Richard Reece
Analyst · Goldman Sachs. Your line is now open.
Yes, a couple of comments that I would add that I think are different this time, both for the type of the recession as well as where we are positioned. First on the type of recession, the depth may be as deep no one knows as what we saw in 2008, 2009, but most people believe it won't be as protracted. You know that big recession lasted for two years or so, 18 months, two years before you saw recovery. Most people, no one knows, but most people believe this one will maybe not V shaped but that we will see a rebound once this situation passes and hopefully we have opportunities to treat this and vaccines and so forth should we see a rebound. The other difference this time I believe is there is liquidity in the market, the last 2008, 2009 there was a pretty significant financial crisis, a lot of liquidity lost out of the market and so forth, both from what the Federal Government has done as well as just the state or the financial markets, I think there will be more liquidity this time.
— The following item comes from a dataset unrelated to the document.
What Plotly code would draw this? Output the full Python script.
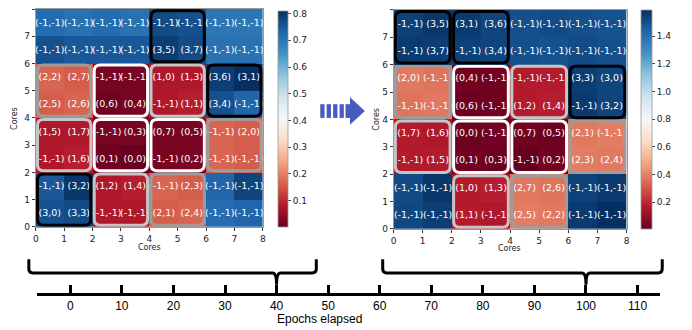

And the infrastructure, spending bills that are being put forward and passed seem to be more implementable and maybe more shovel ready than what we experienced in 2008, 2009. Time will tell, but I do think those are different. Looking at us as a company in 2008, 2009 80% of what we sold was in the new construction and clearly, new construction has the biggest potential for the impact in many of the sectors. This time only about half of our revenues would be into new construction where much more into renovation, much more into other aspects than just new construction. And those areas have the potential to rebound quicker than new construction might do. And then as Neil said, and just to comment somewhat on the questions earlier from Ryan, while retail stores and all maybe down, we are seeing good activity in distribution centers and logistics centers and so forth, as people now are buying more and more online being delivered. So we're seeing good opportunities and aspects of the business beyond the front facing retail stores. So still hard to know where it's going to play out. Not to suggest by any means we're not going to see a negative demand shock. We certainly think we will and we're planning aggressively for that. But I do see some stark differences and potentially positive from this one versus 2008, 2009 Brian. Great question.